Vorsorge

Ist ein Zeichen von Klugheit. Der Mensch – übrigens auch das Tier – denkt an die Zukunft und kümmert sich rechtzeitig. Ein völlig logisches Vorgehen. In der Praxis aber, wie sich zunehmend herausstellt, möglicherweise Unfug.

Wenn man einmal Vorsorgeuntersuchungen in der Medizin betrachtet. An herausragender Stelle: die Mammographie.

Mehr und mehr Studien beweisen uns heute, dass vorsorgliche Suche nach Brustkrebs mehr Schaden als Nutzen anrichtet. Auch mir persönlich schwer einleuchtend, aber eben – sobald man einmal naturwissenschaftlich vorgeht – leicht beweisbar.

Zuletzt in der Canadian National Breastscreening Study (BMJ 2014, online 11.02.14). Da wurden 90 000 Frauen entweder fünf Jahre jedes Jahr mammographiert oder eben nicht. Resultat:

Nutzen: Über die gesamte Nachbeobachtungszeit von 25 Jahren kein Unterschied in der Gesamtsterblichkeit oder Brustkrebssterblichkeit. War also alles sinnlos.

Schaden: Falsch positive Befunde. Also Überdiagnosen: Für den nicht tastbaren Brustkrebs 50 %. Heißt übersetzt: Wir haben Sorgen produziert, Leid produziert, schlaflose Nächte, Biopsien, möglicherweise auch überflüssige Operationen.
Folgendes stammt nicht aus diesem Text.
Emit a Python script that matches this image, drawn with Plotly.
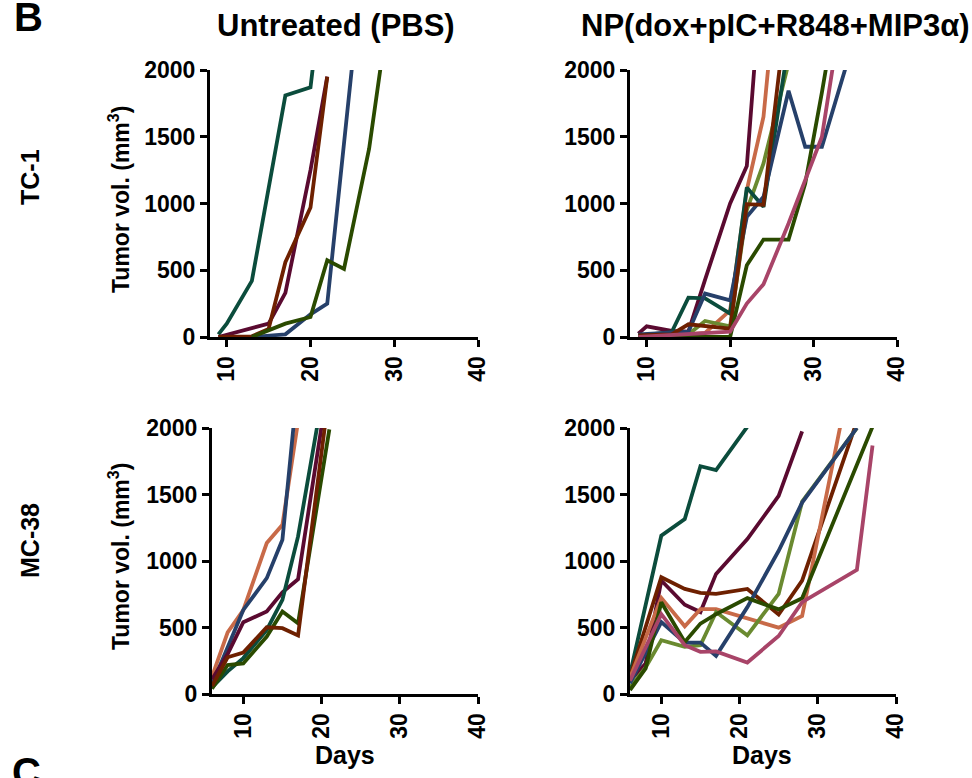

Präzise die gleiche so entmutigende Aussage schon in N Engl J Med 2012; 367:1998 mit der monströsen Aussage: In den letzten 30 Jahren wurde bei 1,3 Millionen US-Frauen Brusttumoren entdeckt, die niemals sich zu Krebs entwickelt hätten. Allein für 2008 wurden so 70 000 Frauen ins Unglück gestürzt. Das waren 31 % aller, bei denen man durch Mammographie "Brustkrebs" entdeckt hatte.

All das Leid... Und der Nutzen? Acht von 100 000 Frauen hat man möglicherweise das Leben gerettet. Können Sie das in Promille ausdrücken?

Dass wir uns recht verstehen: ich bin für Vorsorge. Freue mich zunehmend aber über den einen Satz in der Diskussion aller dieser Arbeiten. Den einen Satz: Wir sollten vielleicht Krebs gar nicht erst entstehen lassen. Und nicht, so wie bisher, ihn abwarten und dann "früh erkennen".

Erinnern Sie sich? Die Koloskopie-Bewegung in Deutschland? Derzeit wieder in ganzseitigen Anzeigen? Prominente werben für die Darmspiegelung als Vorsorge? Wo wir doch präzise wissen, wie man Darmkrebs gar nicht erst entstehen lassen bräuchte. Beispielsweise durch tägliches Laufen. Beispielsweise durch Multivitamine. Gilt übrigens auch für Brustkrebs. Die News finden Sie auf diesen Seiten.